**INSTRUCTION**
Transcribe every entry word for word. Skip the pictures.
___ THE INPUT
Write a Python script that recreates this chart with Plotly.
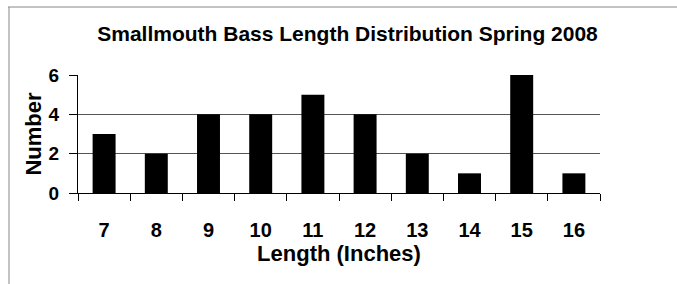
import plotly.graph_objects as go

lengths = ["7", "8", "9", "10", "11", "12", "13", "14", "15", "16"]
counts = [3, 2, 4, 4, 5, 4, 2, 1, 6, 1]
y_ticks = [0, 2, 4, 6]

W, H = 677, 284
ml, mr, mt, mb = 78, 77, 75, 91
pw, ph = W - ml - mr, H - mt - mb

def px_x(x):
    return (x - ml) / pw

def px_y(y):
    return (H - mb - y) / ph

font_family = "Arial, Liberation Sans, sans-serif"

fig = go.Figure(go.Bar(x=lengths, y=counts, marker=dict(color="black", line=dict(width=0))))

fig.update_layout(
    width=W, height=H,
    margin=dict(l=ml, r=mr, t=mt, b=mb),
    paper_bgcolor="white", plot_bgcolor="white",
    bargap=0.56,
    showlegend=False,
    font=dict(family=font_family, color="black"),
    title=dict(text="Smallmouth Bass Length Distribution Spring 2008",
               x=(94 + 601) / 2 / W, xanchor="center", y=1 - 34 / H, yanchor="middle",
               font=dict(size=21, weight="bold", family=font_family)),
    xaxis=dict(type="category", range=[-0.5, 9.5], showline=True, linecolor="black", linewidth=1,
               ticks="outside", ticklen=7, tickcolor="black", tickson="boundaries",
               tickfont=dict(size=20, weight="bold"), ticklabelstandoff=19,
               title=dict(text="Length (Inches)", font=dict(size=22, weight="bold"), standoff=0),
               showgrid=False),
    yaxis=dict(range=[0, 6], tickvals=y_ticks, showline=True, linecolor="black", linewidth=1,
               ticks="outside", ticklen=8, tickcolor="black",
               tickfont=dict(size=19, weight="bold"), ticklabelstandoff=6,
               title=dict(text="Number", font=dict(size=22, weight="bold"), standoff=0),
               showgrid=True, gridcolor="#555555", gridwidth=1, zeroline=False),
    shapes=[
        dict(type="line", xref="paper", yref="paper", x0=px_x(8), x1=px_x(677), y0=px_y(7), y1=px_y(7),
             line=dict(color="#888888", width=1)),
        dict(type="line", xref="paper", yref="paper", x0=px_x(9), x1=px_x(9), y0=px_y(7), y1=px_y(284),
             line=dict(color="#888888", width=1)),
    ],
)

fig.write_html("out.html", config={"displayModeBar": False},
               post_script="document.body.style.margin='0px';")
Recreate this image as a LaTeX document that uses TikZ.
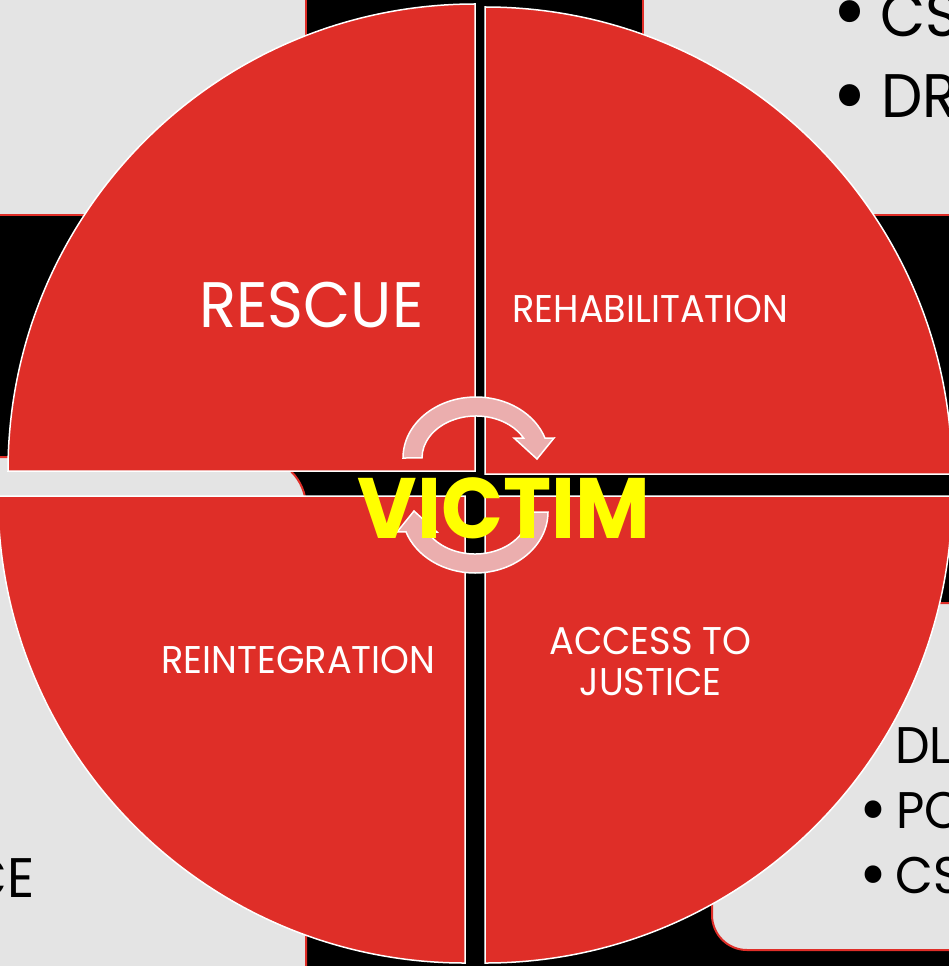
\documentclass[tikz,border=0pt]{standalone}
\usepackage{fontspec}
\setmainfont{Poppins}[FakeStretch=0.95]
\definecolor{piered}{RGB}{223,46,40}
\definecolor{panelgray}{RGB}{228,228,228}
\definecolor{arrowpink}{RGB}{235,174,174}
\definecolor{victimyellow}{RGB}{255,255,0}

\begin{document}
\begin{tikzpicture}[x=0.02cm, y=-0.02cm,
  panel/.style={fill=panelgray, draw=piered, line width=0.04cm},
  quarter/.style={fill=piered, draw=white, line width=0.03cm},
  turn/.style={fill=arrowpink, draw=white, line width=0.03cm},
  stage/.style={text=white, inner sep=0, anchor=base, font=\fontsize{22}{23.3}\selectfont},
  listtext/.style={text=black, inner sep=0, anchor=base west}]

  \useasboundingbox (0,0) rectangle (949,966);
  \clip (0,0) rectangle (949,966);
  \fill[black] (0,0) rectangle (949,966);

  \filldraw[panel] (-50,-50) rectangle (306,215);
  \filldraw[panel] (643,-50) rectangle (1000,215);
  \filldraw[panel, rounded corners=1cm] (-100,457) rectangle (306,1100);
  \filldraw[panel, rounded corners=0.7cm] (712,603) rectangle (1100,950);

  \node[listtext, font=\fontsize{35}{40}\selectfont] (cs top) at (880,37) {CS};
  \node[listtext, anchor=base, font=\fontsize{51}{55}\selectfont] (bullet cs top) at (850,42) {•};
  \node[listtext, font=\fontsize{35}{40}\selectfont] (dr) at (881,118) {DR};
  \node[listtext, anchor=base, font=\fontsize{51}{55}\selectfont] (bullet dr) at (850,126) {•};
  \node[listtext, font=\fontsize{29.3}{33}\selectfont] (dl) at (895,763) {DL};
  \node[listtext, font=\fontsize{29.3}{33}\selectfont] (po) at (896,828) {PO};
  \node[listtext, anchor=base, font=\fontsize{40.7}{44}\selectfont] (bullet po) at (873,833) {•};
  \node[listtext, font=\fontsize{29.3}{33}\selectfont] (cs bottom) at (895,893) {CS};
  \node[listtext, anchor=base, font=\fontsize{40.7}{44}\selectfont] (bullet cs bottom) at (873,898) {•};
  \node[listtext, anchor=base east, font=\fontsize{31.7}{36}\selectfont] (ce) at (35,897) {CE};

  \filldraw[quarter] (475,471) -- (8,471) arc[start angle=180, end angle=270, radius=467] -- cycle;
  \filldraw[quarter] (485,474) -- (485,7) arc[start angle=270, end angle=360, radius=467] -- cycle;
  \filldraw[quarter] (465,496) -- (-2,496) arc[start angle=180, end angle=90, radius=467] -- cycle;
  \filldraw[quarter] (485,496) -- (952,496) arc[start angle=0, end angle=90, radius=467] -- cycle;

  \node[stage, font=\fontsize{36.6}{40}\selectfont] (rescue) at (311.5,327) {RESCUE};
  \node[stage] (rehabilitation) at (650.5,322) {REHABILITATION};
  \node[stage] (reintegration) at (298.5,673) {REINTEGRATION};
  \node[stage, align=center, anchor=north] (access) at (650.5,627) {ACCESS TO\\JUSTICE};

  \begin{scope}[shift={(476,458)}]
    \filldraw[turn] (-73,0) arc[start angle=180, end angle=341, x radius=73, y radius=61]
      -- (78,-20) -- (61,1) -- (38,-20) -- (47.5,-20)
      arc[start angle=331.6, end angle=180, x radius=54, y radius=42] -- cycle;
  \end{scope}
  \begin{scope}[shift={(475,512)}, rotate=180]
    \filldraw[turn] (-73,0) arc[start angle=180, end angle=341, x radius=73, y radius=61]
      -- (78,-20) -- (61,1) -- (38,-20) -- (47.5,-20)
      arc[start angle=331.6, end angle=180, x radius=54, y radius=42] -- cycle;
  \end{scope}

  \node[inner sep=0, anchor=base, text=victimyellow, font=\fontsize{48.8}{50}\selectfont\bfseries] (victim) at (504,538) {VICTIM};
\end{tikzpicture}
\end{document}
______
**TASK RESULT**
Write a Python script that recreates this chart with Plotly.
import plotly.graph_objects as go

lengths = ["7", "8", "9", "10", "11", "12", "13", "14", "15", "16"]
counts = [3, 2, 4, 4, 5, 4, 2, 1, 6, 1]
y_ticks = [0, 2, 4, 6]

W, H = 677, 284
ml, mr, mt, mb = 78, 77, 75, 91
pw, ph = W - ml - mr, H - mt - mb

def px_x(x):
    return (x - ml) / pw

def px_y(y):
    return (H - mb - y) / ph

font_family = "Arial, Liberation Sans, sans-serif"

fig = go.Figure(go.Bar(x=lengths, y=counts, marker=dict(color="black", line=dict(width=0))))

fig.update_layout(
    width=W, height=H,
    margin=dict(l=ml, r=mr, t=mt, b=mb),
    paper_bgcolor="white", plot_bgcolor="white",
    bargap=0.56,
    showlegend=False,
    font=dict(family=font_family, color="black"),
    title=dict(text="Smallmouth Bass Length Distribution Spring 2008",
               x=(94 + 601) / 2 / W, xanchor="center", y=1 - 34 / H, yanchor="middle",
               font=dict(size=21, weight="bold", family=font_family)),
    xaxis=dict(type="category", range=[-0.5, 9.5], showline=True, linecolor="black", linewidth=1,
               ticks="outside", ticklen=7, tickcolor="black", tickson="boundaries",
               tickfont=dict(size=20, weight="bold"), ticklabelstandoff=19,
               title=dict(text="Length (Inches)", font=dict(size=22, weight="bold"), standoff=0),
               showgrid=False),
    yaxis=dict(range=[0, 6], tickvals=y_ticks, showline=True, linecolor="black", linewidth=1,
               ticks="outside", ticklen=8, tickcolor="black",
               tickfont=dict(size=19, weight="bold"), ticklabelstandoff=6,
               title=dict(text="Number", font=dict(size=22, weight="bold"), standoff=0),
               showgrid=True, gridcolor="#555555", gridwidth=1, zeroline=False),
    shapes=[
        dict(type="line", xref="paper", yref="paper", x0=px_x(8), x1=px_x(677), y0=px_y(7), y1=px_y(7),
             line=dict(color="#888888", width=1)),
        dict(type="line", xref="paper", yref="paper", x0=px_x(9), x1=px_x(9), y0=px_y(7), y1=px_y(284),
             line=dict(color="#888888", width=1)),
    ],
)

fig.write_html("out.html", config={"displayModeBar": False},
               post_script="document.body.style.margin='0px';")
Recreate this image as a LaTeX document that uses TikZ.
\documentclass[tikz,border=0pt]{standalone}
\usepackage{fontspec}
\setmainfont{Poppins}[FakeStretch=0.95]
\definecolor{piered}{RGB}{223,46,40}
\definecolor{panelgray}{RGB}{228,228,228}
\definecolor{arrowpink}{RGB}{235,174,174}
\definecolor{victimyellow}{RGB}{255,255,0}

\begin{document}
\begin{tikzpicture}[x=0.02cm, y=-0.02cm,
  panel/.style={fill=panelgray, draw=piered, line width=0.04cm},
  quarter/.style={fill=piered, draw=white, line width=0.03cm},
  turn/.style={fill=arrowpink, draw=white, line width=0.03cm},
  stage/.style={text=white, inner sep=0, anchor=base, font=\fontsize{22}{23.3}\selectfont},
  listtext/.style={text=black, inner sep=0, anchor=base west}]

  \useasboundingbox (0,0) rectangle (949,966);
  \clip (0,0) rectangle (949,966);
  \fill[black] (0,0) rectangle (949,966);

  \filldraw[panel] (-50,-50) rectangle (306,215);
  \filldraw[panel] (643,-50) rectangle (1000,215);
  \filldraw[panel, rounded corners=1cm] (-100,457) rectangle (306,1100);
  \filldraw[panel, rounded corners=0.7cm] (712,603) rectangle (1100,950);

  \node[listtext, font=\fontsize{35}{40}\selectfont] (cs top) at (880,37) {CS};
  \node[listtext, anchor=base, font=\fontsize{51}{55}\selectfont] (bullet cs top) at (850,42) {•};
  \node[listtext, font=\fontsize{35}{40}\selectfont] (dr) at (881,118) {DR};
  \node[listtext, anchor=base, font=\fontsize{51}{55}\selectfont] (bullet dr) at (850,126) {•};
  \node[listtext, font=\fontsize{29.3}{33}\selectfont] (dl) at (895,763) {DL};
  \node[listtext, font=\fontsize{29.3}{33}\selectfont] (po) at (896,828) {PO};
  \node[listtext, anchor=base, font=\fontsize{40.7}{44}\selectfont] (bullet po) at (873,833) {•};
  \node[listtext, font=\fontsize{29.3}{33}\selectfont] (cs bottom) at (895,893) {CS};
  \node[listtext, anchor=base, font=\fontsize{40.7}{44}\selectfont] (bullet cs bottom) at (873,898) {•};
  \node[listtext, anchor=base east, font=\fontsize{31.7}{36}\selectfont] (ce) at (35,897) {CE};

  \filldraw[quarter] (475,471) -- (8,471) arc[start angle=180, end angle=270, radius=467] -- cycle;
  \filldraw[quarter] (485,474) -- (485,7) arc[start angle=270, end angle=360, radius=467] -- cycle;
  \filldraw[quarter] (465,496) -- (-2,496) arc[start angle=180, end angle=90, radius=467] -- cycle;
  \filldraw[quarter] (485,496) -- (952,496) arc[start angle=0, end angle=90, radius=467] -- cycle;

  \node[stage, font=\fontsize{36.6}{40}\selectfont] (rescue) at (311.5,327) {RESCUE};
  \node[stage] (rehabilitation) at (650.5,322) {REHABILITATION};
  \node[stage] (reintegration) at (298.5,673) {REINTEGRATION};
  \node[stage, align=center, anchor=north] (access) at (650.5,627) {ACCESS TO\\JUSTICE};

  \begin{scope}[shift={(476,458)}]
    \filldraw[turn] (-73,0) arc[start angle=180, end angle=341, x radius=73, y radius=61]
      -- (78,-20) -- (61,1) -- (38,-20) -- (47.5,-20)
      arc[start angle=331.6, end angle=180, x radius=54, y radius=42] -- cycle;
  \end{scope}
  \begin{scope}[shift={(475,512)}, rotate=180]
    \filldraw[turn] (-73,0) arc[start angle=180, end angle=341, x radius=73, y radius=61]
      -- (78,-20) -- (61,1) -- (38,-20) -- (47.5,-20)
      arc[start angle=331.6, end angle=180, x radius=54, y radius=42] -- cycle;
  \end{scope}

  \node[inner sep=0, anchor=base, text=victimyellow, font=\fontsize{48.8}{50}\selectfont\bfseries] (victim) at (504,538) {VICTIM};
\end{tikzpicture}
\end{document}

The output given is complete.